September 28, 2012: elsewhere they are talking about the decline in the number of active rigs in North Dakota. It was opined that when a major operator is down to four (4) rigs in North Dakota, "peak drilling" is in the past. That "major operator" has never had more seven rigs in North Dakota (during the current boom) and even back in February, 2011, had plans to cut back to five, and decrease the number of frack teams to two. The number of active rigs in North Dakota has decreased, but I'm not sure the number of wells completed/month has decreased. Investors should see some nice reports going forward: the price of oil is trending up and drillers are producing more oil in North Dakota WITH fewer rigs. The "Bakken rigs" are (much?) more expensive than the traditional rigs, it should be noted.

September 26, 2012: enquiring minds remind us that a second (or third or fourth or ...) lease is not needed on acreage where there is already a producing well (don't take this out of context; there are exceptions). However, that's not the reason for the post. A comment is made at the link regarding "perjury." Pretty strong words. It references the argument of large spacing units vs small spacing units. A review of the dockets suggest that Bakken spacing units are growing in size, not getting smaller. I am not yet aware of more than a handful of Bakken spacing units getting smaller (and they may have been small to begin with). It will be interesting to see if existing1280-acre units (or existing 640- or 2560-acre units are broken into smaller spacing units going forward). MDW will be watching.

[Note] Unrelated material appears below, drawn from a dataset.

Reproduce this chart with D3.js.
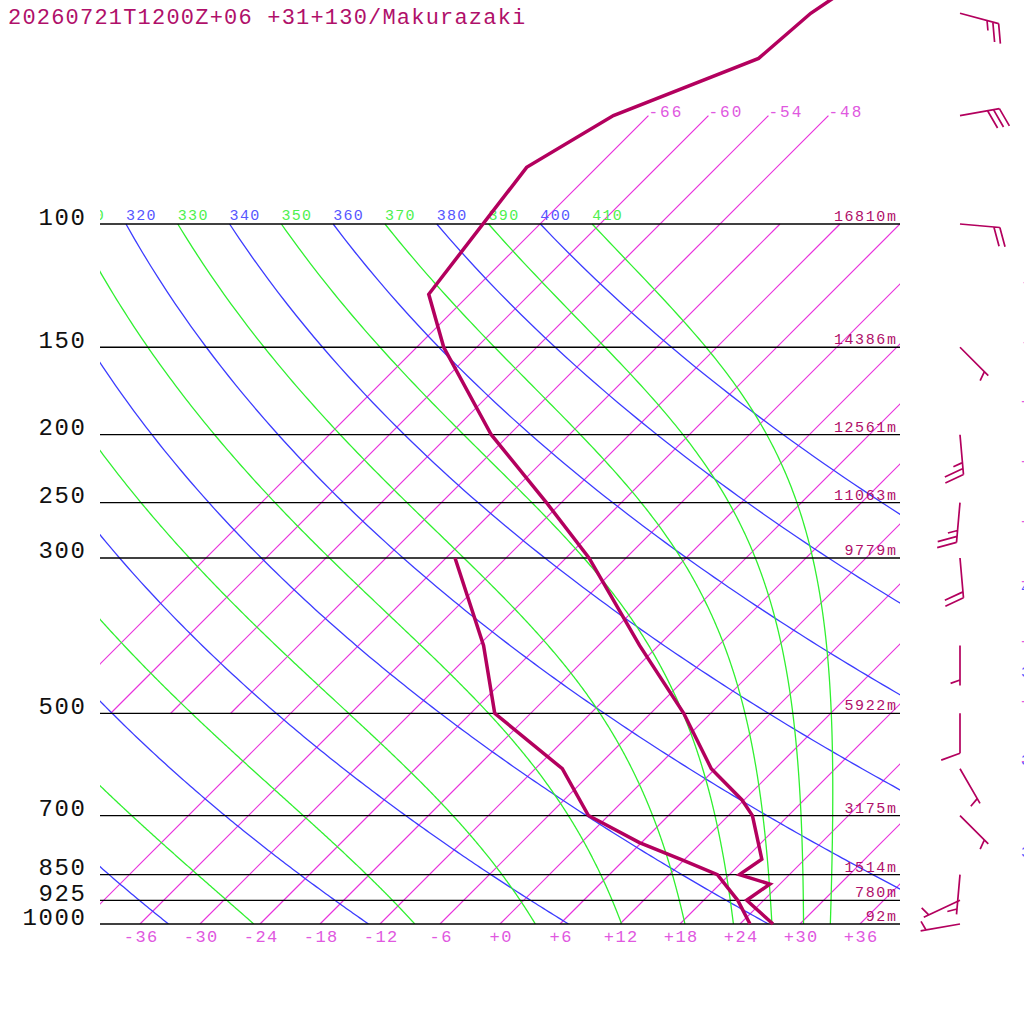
<!DOCTYPE html>
<html>
<head>
<meta charset="utf-8">
<script src="https://cdn.jsdelivr.net/npm/d3@7"></script>
<style>
  html, body { margin: 0; padding: 0; background: #ffffff; }
  svg { display: block; }
  text { font-family: "Liberation Mono", "DejaVu Sans Mono", monospace; }
</style>
</head>
<body>
<svg id="chart"></svg>
<script>
// Colours
const ISOBAR_COLOR = "#000000";
const ISOTHERM_COLOR = "#e832dc";
const ISOTHERM_LABEL = "#e058e0";
const DRY_COLOR = "#3c3cff";
const DRY_LABEL = "#5656ff";
const MOIST_COLOR = "#30f030";
const MOIST_LABEL = "#4ef04e";
const PROFILE_COLOR = "#b3005e";
const TEXT_COLOR = "#b0106a";

const width = 1024;
const height = 1024;

const title = "20260721T1200Z+06 +31+130/Makurazaki";

const isobarLevels = [1000, 925, 850, 700, 500, 300, 250, 200, 150, 100];
const heightLabels = ["92m", "780m", "1514m", "3175m", "5922m", "9779m", "11063m", "12561m", "14386m", "16810m"];

const tempTicks = [-36, -30, -24, -18, -12, -6, 0, 6, 12, 18, 24, 30, 36];
const lowIsotherms = [-42, -36, -30, -24, -18, -12, -6, 0, 6, 12, 18, 24, 30, 36];
const highIsotherms = [-66, -60, -54, -48];
const edgeIsotherms = [-12, -6, 0, 6, 12, 18, 24, 30, 36];

const dryThetas = [240, 260, 280, 300, 320, 340, 360, 380, 400];
const moistThetas = [250, 270, 290, 310, 330, 350, 370, 390, 410];

const tempP = [1000, 925, 877, 850, 808, 700, 665, 600, 500, 400, 300, 250, 200, 150, 126, 83, 70, 58, 50, 40];
const tempT = [27.3, 22.3, 23.0, 19.0, 19.7, 14.4, 11.8, 5.6, -2.7, -13.9, -27.7, -37.5, -49.8, -63.3, -70.1, -73.0, -69.5, -60.7, -60.0, -56.7];

const dewP = [1000, 925, 850, 810, 765, 700, 600, 500, 400, 300];
const dewT = [25.0, 21.4, 16.8, 11.8, 5.8, -2.0, -9.3, -21.6, -29.5, -41.1];

const windP = [50, 70, 100, 150, 200, 250, 300, 400, 500, 600, 700, 850, 925, 1000];
const windDir = [105, 80, 95, 135, 175, 185, 175, 180, 180, 150, 135, 185, 245, 260];
const windSpd = [25, 30, 20, 5, 25, 25, 20, 5, 10, 5, 5, 5, 5, 5];

// Thermodynamics
const KAPPA = 0.2857;
const RD = 287.04, CP = 1005.7, LV = 2.501e6, EPS = 0.622;

function satVap(T) { // hPa, T in K
    return 6.112 * Math.exp(17.67 * (T - 273.15) / (T - 29.65));
}
function dTdp(p, T) {
    const es = satVap(T);
    const rs = EPS * es / (p - es);
    return (1 / p) * (RD * T + LV * rs) / (CP + (LV * LV * rs * EPS) / (RD * T * T));
}

// Scales
const y = d3.scaleLog().domain([1000, 100]).range([924, 224]);
const xT = d3.scaleLinear().domain([-40, 40]).range([100, 900]);
const sx = (T, p) => xT(T) + (y(1000) - y(p));   // skewed x, T in C

const svg = d3.select("#chart")
    .attr("width", width)
    .attr("height", height)
    .attr("viewBox", `0 0 ${width} ${height}`);

svg.append("defs").append("clipPath").attr("id", "plot")
    .append("rect").attr("x", 100).attr("y", 0).attr("width", 800).attr("height", 924);

const grid = svg.append("g").attr("clip-path", "url(#plot)");
const lineTP = d3.line().x(d => sx(d[1], d[0])).y(d => y(d[0]));

// pressures for sampling curves
const samp = [];
for (let p = 1000; p >= 100; p -= 5) samp.push(p);

// Isotherms
lowIsotherms.forEach(t => {
    grid.append("path").attr("d", lineTP([[1000, t], [100, t]]))
        .style("stroke", ISOTHERM_COLOR).style("stroke-width", "1.2px").style("fill", "none");
});
highIsotherms.forEach(t => {
    grid.append("path").attr("d", lineTP([[500, t], [70, t]]))
        .style("stroke", ISOTHERM_COLOR).style("stroke-width", "1.2px").style("fill", "none");
    svg.append("text").attr("x", sx(t, 70)).attr("y", y(70) + 1)
        .attr("font-size", 16).attr("letter-spacing", 2)
        .attr("fill", ISOTHERM_LABEL).text("-" + Math.abs(t));
});

// Dry adiabats
dryThetas.forEach(th => {
    const pts = samp.map(p => [p, th * Math.pow(p / 1000, KAPPA) - 273.15]);
    grid.append("path").attr("d", lineTP(pts))
        .style("stroke", DRY_COLOR).style("stroke-width", "1.3px").style("fill", "none");
    const lx = sx(pts[pts.length - 1][1], 100);
    if (lx > 60) {
        grid.append("text").attr("x", lx).attr("y", 219.5)
            .attr("font-size", 15).attr("letter-spacing", 1.3)
            .attr("fill", DRY_LABEL).text(th);
    }
});

// Moist (pseudo) adiabats, integrated down from 100 hPa
moistThetas.forEach(th => {
    let p = 100, T = th * Math.pow(p / 1000, KAPPA);
    const pts = [[p, T - 273.15]];
    const dp = 2;
    while (p < 1000) {
        const k1 = dTdp(p, T);
        const k2 = dTdp(p + dp / 2, T + k1 * dp / 2);
        const k3 = dTdp(p + dp / 2, T + k2 * dp / 2);
        const k4 = dTdp(p + dp, T + k3 * dp);
        T += dp * (k1 + 2 * k2 + 2 * k3 + k4) / 6;
        p += dp;
        pts.push([p, T - 273.15]);
    }
    grid.append("path").attr("d", lineTP(pts))
        .style("stroke", MOIST_COLOR).style("stroke-width", "1.3px").style("fill", "none");
    const lx = sx(pts[0][1], 100);
    if (lx > 60) {
        grid.append("text").attr("x", lx).attr("y", 219.5)
            .attr("font-size", 15).attr("letter-spacing", 1.3)
            .attr("fill", MOIST_LABEL).text(th);
    }
});

// Isobars
isobarLevels.forEach((p, i) => {
    svg.append("line").attr("x1", 100).attr("x2", 900)
        .attr("y1", y(p)).attr("y2", y(p))
        .style("stroke", ISOBAR_COLOR).style("stroke-width", "1.3px");
    svg.append("text").attr("x", 897.5).attr("y", y(p) - 3)
        .attr("text-anchor", "end").attr("font-size", 15).attr("letter-spacing", 1.6)
        .attr("fill", TEXT_COLOR).text(heightLabels[i]);
});

// Pressure axis labels
const yAxis = svg.append("g")
    .attr("transform", "translate(86.5,0)")
    .call(d3.axisLeft(y).tickValues(isobarLevels).tickFormat(d3.format("d")).tickSize(0).tickPadding(0));
yAxis.select(".domain").remove();
yAxis.selectAll("text")
    .attr("dy", 0).attr("font-family", "Liberation Mono, monospace")
    .attr("font-size", 24).attr("letter-spacing", 1.6).attr("fill", "#111");

// Temperature axis labels at 1000 hPa
const fmtT = t => (t < 0 ? "-" : "+") + Math.abs(t);
const xAxis = svg.append("g")
    .attr("transform", "translate(0.7,942)")
    .call(d3.axisBottom(xT).tickValues(tempTicks).tickFormat(fmtT).tickSize(0).tickPadding(0));
xAxis.select(".domain").remove();
xAxis.selectAll("text")
    .attr("dy", 0).attr("font-family", "Liberation Mono, monospace")
    .attr("font-size", 17).attr("letter-spacing", 1.4).attr("fill", ISOTHERM_LABEL);

// Labels that fall at the right edge of the page
edgeIsotherms.forEach(t => {
    const yy = y(1000) - (1021 - xT(t));
    svg.append("text").attr("x", 1021).attr("y", yy + 4)
        .attr("font-size", 16).attr("letter-spacing", 2)
        .attr("fill", ISOTHERM_LABEL).text(fmtT(t));
});
dryThetas.forEach(th => {
    const f = p => sx(th * Math.pow(p / 1000, KAPPA) - 273.15, p) - 1021;
    if (f(1000) < 0 || f(100) > 0) return;
    let lo = 100, hi = 1000;
    for (let k = 0; k < 40; k++) {
        const mid = (lo + hi) / 2;
        if (f(mid) > 0) hi = mid; else lo = mid;
    }
    svg.append("text").attr("x", 1021).attr("y", y(lo) + 4)
        .attr("font-size", 15).attr("letter-spacing", 1.3)
        .attr("fill", DRY_LABEL).text(th);
});

// Temperature and dew point profiles
const tempPts = tempP.map((p, i) => [p, tempT[i]]);
const dewPts = dewP.map((p, i) => [p, dewT[i]]);
[tempPts, dewPts].forEach(pts => {
    svg.append("path").attr("d", lineTP(pts))
        .style("stroke", PROFILE_COLOR).style("stroke-width", "3.5px")
        .style("stroke-linejoin", "miter").style("fill", "none");
});

// Wind barbs
const STAFF = 40, FEATHER = 20, SPACING = 6, BARB_X = 960;
function barbPath(x0, y0, dir, spd) {
    const rad = dir * Math.PI / 180;
    const ux = Math.sin(rad), uy = -Math.cos(rad);
    const tx = x0 + STAFF * ux, ty = y0 + STAFF * uy;
    const fa = Math.atan2(uy, ux) + 70 * Math.PI / 180;
    const fx = Math.cos(fa), fy = Math.sin(fa);
    let d = `M${x0},${y0}L${tx},${ty}`;
    let rest = Math.round(spd / 5) * 5;
    const nFull = Math.floor(rest / 10);
    rest -= nFull * 10;
    let pos = 0;
    for (let k = 0; k < nFull; k++) {
        const bx = tx - pos * ux, by = ty - pos * uy;
        d += `M${bx},${by}l${fx * FEATHER},${fy * FEATHER}`;
        pos += SPACING;
    }
    if (rest >= 5) {
        if (nFull === 0) pos = 5.5;
        const bx = tx - pos * ux, by = ty - pos * uy;
        d += `M${bx},${by}l${fx * FEATHER / 2},${fy * FEATHER / 2}`;
    }
    return d;
}
windP.forEach((p, i) => {
    svg.append("path").attr("d", barbPath(BARB_X, y(p), windDir[i], windSpd[i]))
        .style("stroke", PROFILE_COLOR).style("stroke-width", "1.7px").style("fill", "none");
});

// Title
svg.append("text").attr("x", 8).attr("y", 24)
    .attr("font-size", 22).attr("letter-spacing", 1.2)
    .attr("fill", TEXT_COLOR).text(title);
</script>
</body>
</html>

September 18, 2012: Tami, elsewhere, is wondering "where Continental Resources, in relation to a Newfield well, came from." Okay. See my note of August 20, 2012, below. Continental Resources is one of the biggest operators in the Bakken, and is one of the leading promoters of the Bakken. CLR recently acquired some Newfield acreage (including the wells). MDW posted this:
Press release, Oct, 2011: acquired 22,600 net acres --> 923,270; from NFX for $275 million (small production; 8 drilled/unfracked wells) at: http://www.milliondollarwayblog.com/2010/10/areas-of-interest-in-bakken-by-producer.html. It's too bad some sites make this blog off-limits. This blog is considered "nonsense" by some. Whatever.

September 18, 2012: elsewhere they are talking about Mountainview Energy; a quick glance here might help.

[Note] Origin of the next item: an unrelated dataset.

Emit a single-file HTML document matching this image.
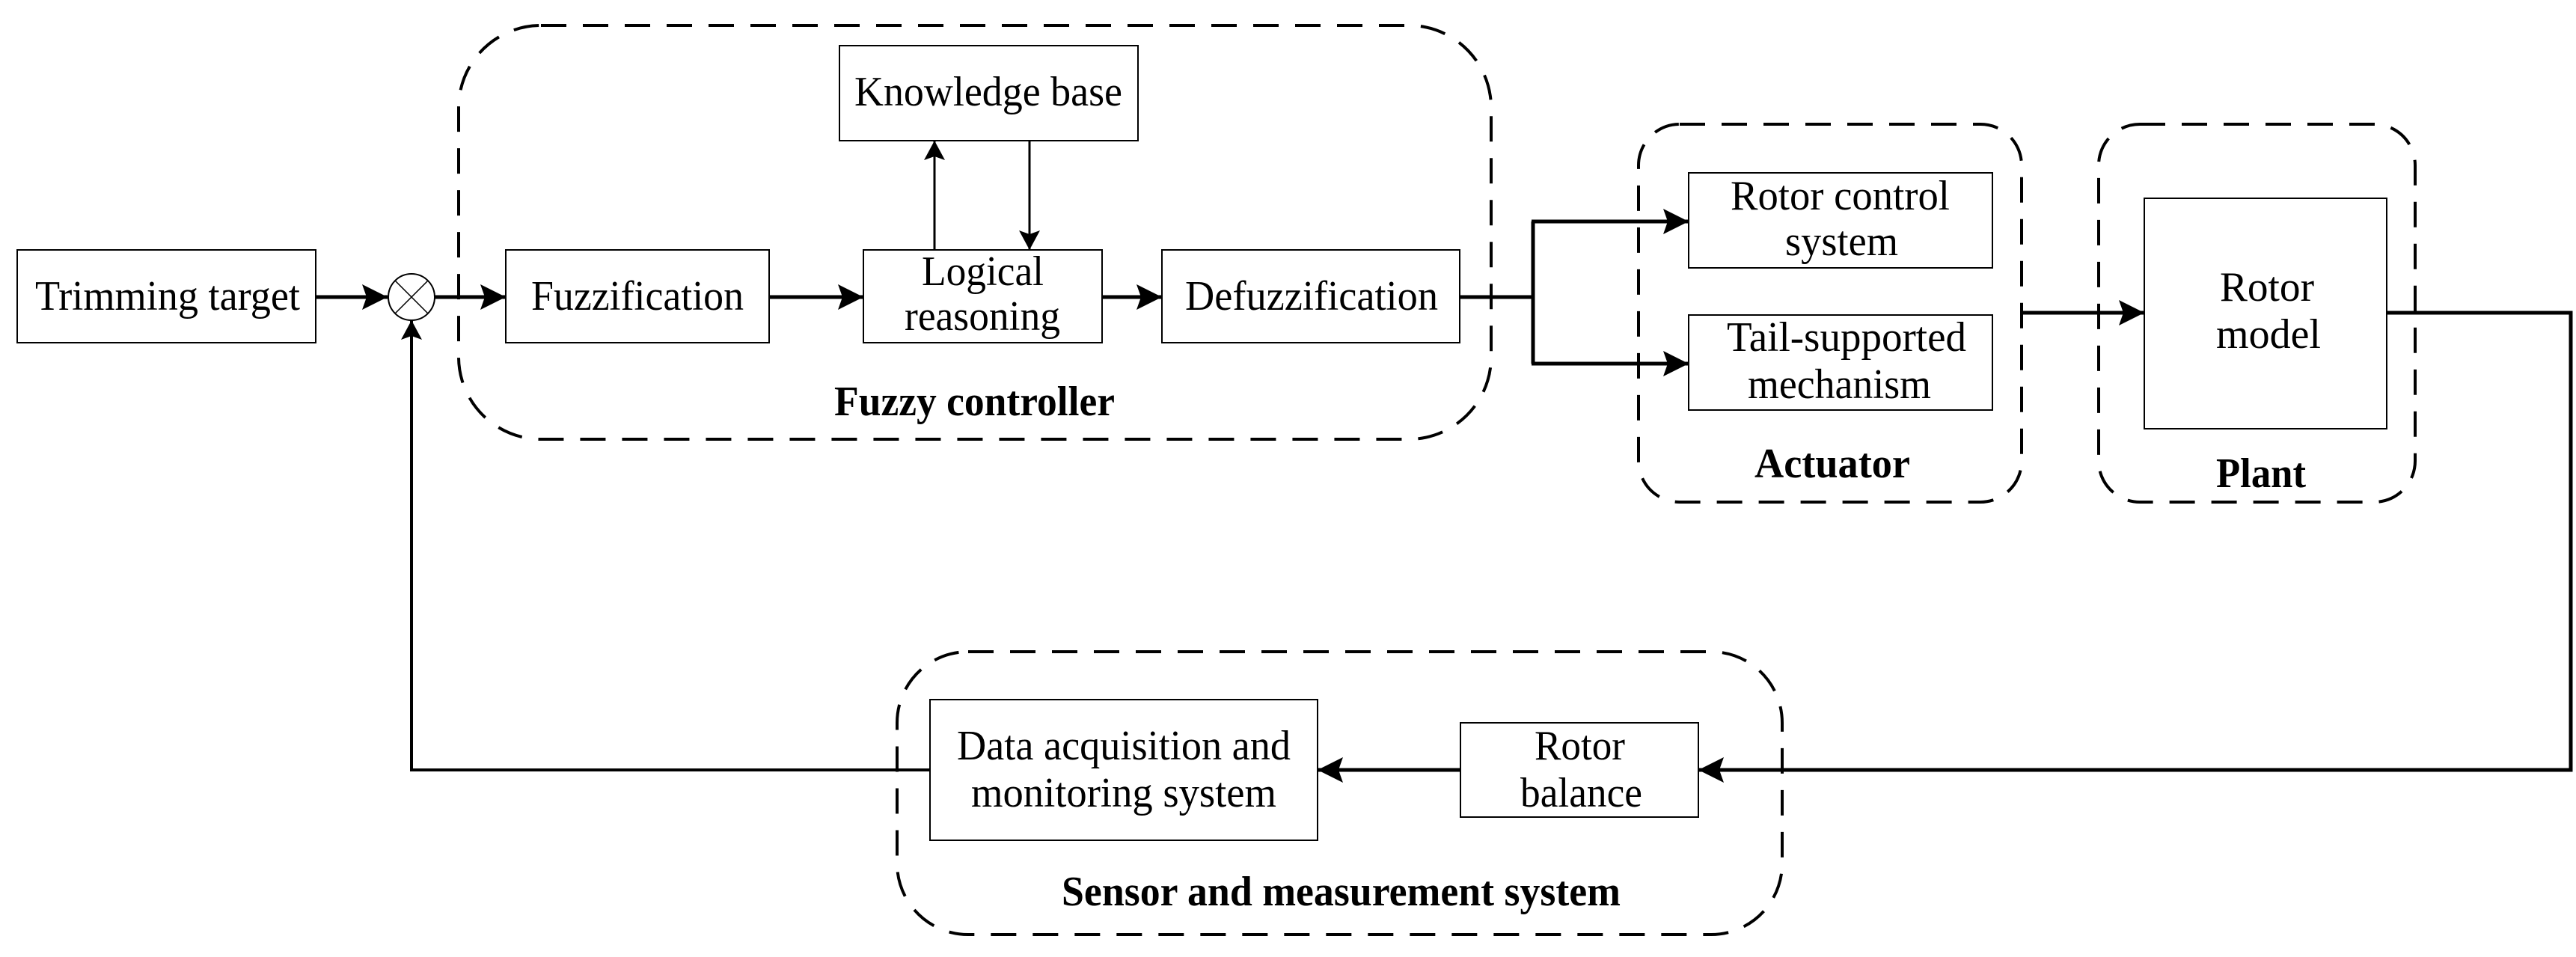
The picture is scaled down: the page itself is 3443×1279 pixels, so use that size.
<!DOCTYPE html>
<html><head><meta charset="utf-8"><style>html,body{margin:0;padding:0;background:#fff}svg{display:block}</style></head>
<body>
<svg xmlns="http://www.w3.org/2000/svg" width="3443" height="1279" viewBox="0 0 3443 1279">
<defs>
<marker id="a" markerWidth="34" markerHeight="34" refX="34" refY="17" orient="auto" markerUnits="userSpaceOnUse" viewBox="0 0 34 34"><path d="M0,0 L34,17 L0,34 L6,17 Z" fill="#000"/></marker>
<marker id="b" markerWidth="26" markerHeight="28" refX="26" refY="14" orient="auto" markerUnits="userSpaceOnUse" viewBox="0 0 26 28"><path d="M0,0 L26,14 L0,28 L5,14 Z" fill="#000"/></marker>
</defs>
<g font-family="Liberation Serif, serif" font-size="56" fill="#000" text-anchor="start">
<g fill="none" stroke="#000" stroke-width="4" stroke-dasharray="34,22">
<rect x="613" y="34" width="1380" height="553" rx="110" ry="110"/>
<rect x="2190" y="166" width="512" height="505" rx="55" ry="55"/>
<rect x="2805" y="166" width="423" height="505" rx="55" ry="55"/>
<rect x="1199" y="871" width="1183" height="378" rx="95" ry="95"/>
</g>
<g fill="#fff" stroke="#000" stroke-width="2">
<rect x="23" y="334" width="399" height="124"/>
<rect x="676" y="334" width="352" height="124"/>
<rect x="1154" y="334" width="319" height="124"/>
<rect x="1553" y="334" width="398" height="124"/>
<rect x="1122" y="61" width="399" height="127"/>
<rect x="2257" y="231" width="406" height="127"/>
<rect x="2257" y="421" width="406" height="127"/>
<rect x="2866" y="265" width="324" height="308"/>
<rect x="1243" y="935" width="518" height="188"/>
<rect x="1952" y="966" width="318" height="126"/>
</g>
<circle cx="550" cy="397" r="31" fill="#fff" stroke="#000" stroke-width="2"/>
<path d="M528,375 L572,419 M572,375 L528,419" stroke="#000" stroke-width="1.5"/>
<g stroke="#000" stroke-width="5" fill="none">
<path d="M422,397 L518,397" marker-end="url(#a)"/>
<path d="M581,397 L676,397" marker-end="url(#a)"/>
<path d="M1028,397 L1154,397" marker-end="url(#a)"/>
<path d="M1473,397 L1553,397" marker-end="url(#a)"/>
<path d="M1951,397 L2049,397"/>
<path d="M2049,296 L2049,486"/>
<path d="M2047,296 L2257,296" marker-end="url(#a)"/>
<path d="M2047,486 L2257,486" marker-end="url(#a)"/>
<path d="M2702,418 L2866,418" marker-end="url(#a)"/>
<path d="M3190,418 L3436,418 L3436,1029 L2270,1029" marker-end="url(#a)"/>
<path d="M1952,1029 L1761,1029" marker-end="url(#a)"/>
<path d="M1243,1029 L550,1029 L550,428" stroke-width="4" marker-end="url(#b)"/>
<path d="M1249,334 L1249,188" stroke-width="3" marker-end="url(#b)"/>
<path d="M1376,188 L1376,334" stroke-width="3" marker-end="url(#b)"/>
</g>
<text x="47" y="414" textLength="354" lengthAdjust="spacingAndGlyphs">Trimming target</text>
<text x="710" y="414" textLength="284" lengthAdjust="spacingAndGlyphs">Fuzzification</text>
<text x="1232" y="381" textLength="163" lengthAdjust="spacingAndGlyphs">Logical</text>
<text x="1209" y="441" textLength="208" lengthAdjust="spacingAndGlyphs">reasoning</text>
<text x="1584" y="414" textLength="338" lengthAdjust="spacingAndGlyphs">Defuzzification</text>
<text x="1142" y="141" textLength="358" lengthAdjust="spacingAndGlyphs">Knowledge base</text>
<text x="2313" y="280" textLength="293" lengthAdjust="spacingAndGlyphs">Rotor control</text>
<text x="2386" y="341" textLength="151" lengthAdjust="spacingAndGlyphs">system</text>
<text x="2308" y="469" textLength="320" lengthAdjust="spacingAndGlyphs">Tail-supported</text>
<text x="2336" y="532" textLength="245" lengthAdjust="spacingAndGlyphs">mechanism</text>
<text x="2967" y="402" textLength="126" lengthAdjust="spacingAndGlyphs">Rotor</text>
<text x="2962" y="465" textLength="140" lengthAdjust="spacingAndGlyphs">model</text>
<text x="1279" y="1015" textLength="446" lengthAdjust="spacingAndGlyphs">Data acquisition and</text>
<text x="1298" y="1078" textLength="408" lengthAdjust="spacingAndGlyphs">monitoring system</text>
<text x="2051" y="1015" textLength="121" lengthAdjust="spacingAndGlyphs">Rotor</text>
<text x="2032" y="1078" textLength="163" lengthAdjust="spacingAndGlyphs">balance</text>
<g font-weight="bold">
<text x="1115" y="555" textLength="375" lengthAdjust="spacingAndGlyphs">Fuzzy controller</text>
<text x="2345" y="638" textLength="208" lengthAdjust="spacingAndGlyphs">Actuator</text>
<text x="2962" y="651" textLength="120" lengthAdjust="spacingAndGlyphs">Plant</text>
<text x="1419" y="1210" textLength="747" lengthAdjust="spacingAndGlyphs">Sensor and measurement system</text>
</g>
</g>
</svg>
</body></html>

September 18, 2012: see my August 20, 2012, note below. I am glad to see that he found the answer on his own, but, again, come on, guys, we've been blogging about the Bakken for a couple of years now, and the boom is at least five years along in the North Dakota Bakken, maybe 12 years along in the Montana Bakken. There's no such thing as a dumb question, but some questions have been answered so many times, ...

September 14, 2012: inquiring minds had questions about a well, permit/file # 19468. It was opined that the pump was put on in August, 2011. In fact, one can tell that the pump was more likely placed in January/February, 2012, time frame. In August, the well was off-line only 6 days, hardly enough time to put in a pump. On the other hand, in January/February, the pump was off-line 39 days in January/February, 2012, the time consistent with putting in a pump. In addition, the data provided by the NDIC confirms that the status of the well, "AL," was 2/7/12 -- February 7, 2012. This data was all available to the individual answering the question. [Update, September 16, 2012: I see that after I pointed out the obvious error, Elwood provided a much better (and no doubt, correct) response. I'm not sure about the comments regarding production decline due to a new well, but Elwood is probably correct.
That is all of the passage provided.